Wednesday, June 17, 2020

 

YLS '90: ?



I have been devoting Wednesdays to profiles of my remarkable classmates in the Yale Law School class of 1990. 

There are moments in school that you remember for the rest of your life. I hope that once or twice I have provided that moment for my students. 

One of those moments for me came in a law school class-- I don't even remember which one. We were talking about discrimination based on sexual orientation; that is the ability of employers, retailers, states, and others to openly discriminate against gay men and lesbians. There were the usual positions staked out, of course: many students argued that this discrimination was wrong, and others argued that it was ok both legally and morally.

Then, one student made a point that stuck with me and deeply influenced my thinking going forward. He (or maybe she, though I seem to remember it was a guy) asserted that, in fact, discrimination against against gay men and lesbians violated Title VII of the Civil Rights Act of 1964, because discrimination against them was fundamentally discrimination based on sex (a type of discrimination that is expressly covered under that law). In essence, he said this: take the set of people who are attracted to men, a group that includes both men and women. Among that group, biased employers would discriminate against the (gay) men but not the (straight) women. The difference in the discrete group of people (who are attracted to men) between those suffering discrimination and those free from it was their sex, nothing more and nothing less. Men were fired.
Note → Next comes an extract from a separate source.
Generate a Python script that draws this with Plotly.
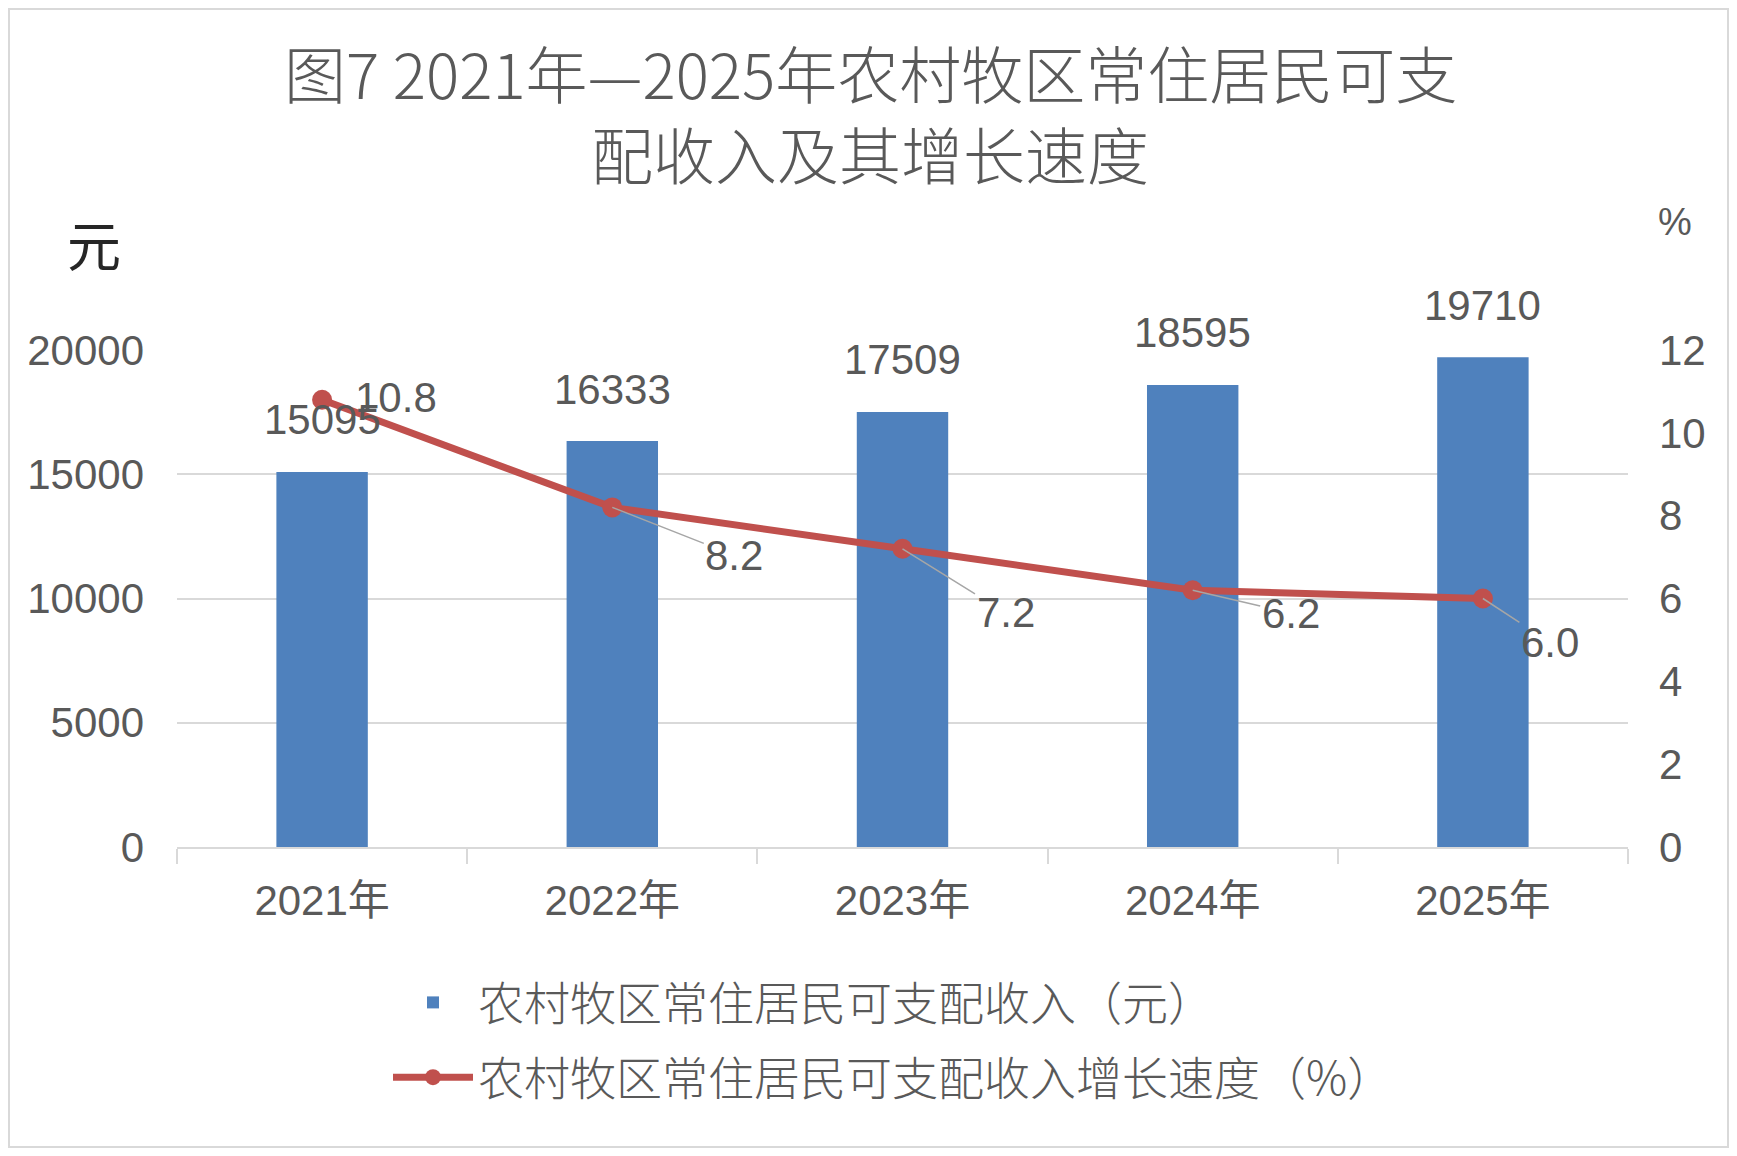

Women were not.

"Huh," I thought, as I pondered that. "He's right."  

And on Monday, the Supreme Court, through a majority opinion by Justice Gorsuch, used exactly that logic to find that gay men, lesbians, and transgendered people were covered by the protections of Title VII-- some 30+ years after after I first heard that argument.

And I can't remember who it was. I'm ashamed of that. But whoever it was-- good job. You convicted me of your position a looooong time ago. And now it is the law, to the benefit of millions of people, some of whom I love very much. 

At any rate, here is part of how Justice Gorsuch put it in the Bostick case:

"Consider, for example, an employer with two employees, both of whom are attracted to men. The two individuals are, to the employer’s mind, materially identical in all respects, except that one is a man and the other a woman. If the employer fires the  male employee for no reason other than the fact he is attracted to men, the employer discriminates against him for traits or actions it tolerates in his female colleague. Put differently, the employer intentionally singles out an employee to fire based in part on the employee’s sex, and the affected employee’s sex is a but-for cause of his discharge. Or take an employer who fires a transgender person who was identified as a male at birth but who now identifies as a female. If the employer retains an otherwise identical employee who was identified as female at birth, the employer intentionally penalizes a person identified as male at birth for traits or actions that it tolerates in an employee identified as female at birth. Again, the individual employee’s sex plays an unmistakable and impermissible role in the discharge decision."

The world changes slowly. But sometimes it does.